The depth of the trust deficit between swing-state voters and Hillary Clinton is revealed in a new Quinnipiac poll that shows likely voters view her as the least honest and trustworthy candidate of all top presidential contenders.
Republican front-runner Donald Trump comes in a close second, but the Quinnipiac University polling in Florida, Ohio and Pennsylvania shows voters giving the Democratic front-runner the worst scores.
While the polls show Clinton holding her lead in all three states, the responses on the trust question suggest the frequent developments on her personal email scandal are taking a toll. The latest, Fox News has learned, is that the FBI probe of her email has now expanded to include obtaining data from a second tech company which had been hired to help back up data by the company that managed her server.
The Quinnipiac poll out Wednesday shows that in Florida, voters say Clinton is not honest and trustworthy by 59-35 percent.
In Ohio, that split is 61-33 percent. And in Pennsylvania, that split is 61-34 percent.
Trump does slightly better on that question in those states, though still the worst among the leading Republican candidates. Both Trump and Clinton register a negative favorability rating in the three states as well.
Still, Clinton holds a comfortable lead in Florida and Ohio. The exception is Pennsylvania, where her support among primary Democrats slips from 45 percent in August to 36 percent now. Vice President Biden, who is not at this point a declared candidate, has 25 percent, and Vermont Sen. Bernie Sanders has 19 percent.
Biden may benefit from the fact that Pennsylvania is his home state.
Republicans seized on the "trust" numbers Wednesday, especially after Clinton's campaign went on offense earlier this week against the congressional Benghazi investigative committee.

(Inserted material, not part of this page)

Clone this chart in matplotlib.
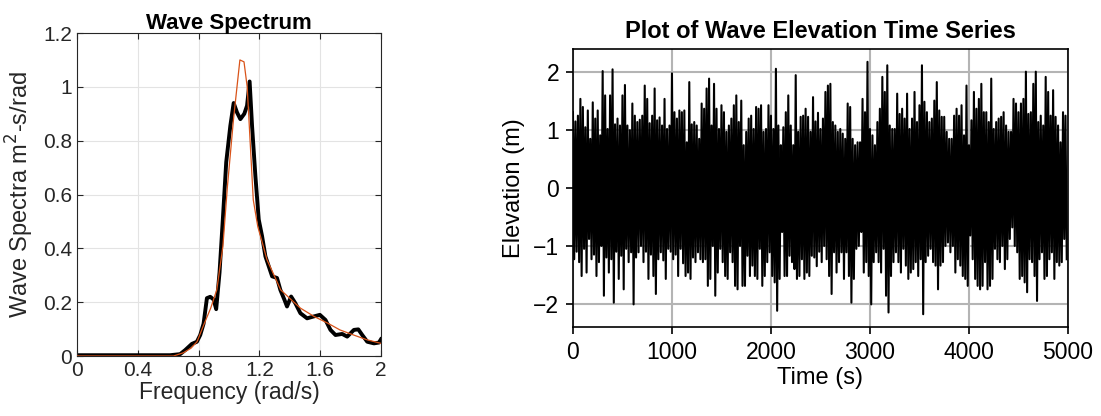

"After all the campaign resets and the millions poured into TV ads, Hillary Clinton still finds herself disliked and not trusted by the American people," Jeff Bechdel, spokesman for the conservative America Rising PAC, said in a statement.
A Clinton aide pushed back on criticism over the latest FBI probe development, saying the Clintons did not negotiate the arrangement with the back-up services company, and the campaign supports the company turning over any equipment to the Justice Department.
The Quinnipiac University polls were taken between Sept. 25 and Oct. 5. The survey of 1,173 Florida voters had a margin of error of 2.9 percentage points; the survey of 1,180 Ohio voters had a margin of error of 2.9 percentage points; the survey of 1,049 Pennsylvania voters had a margin of error of 3 percentage points.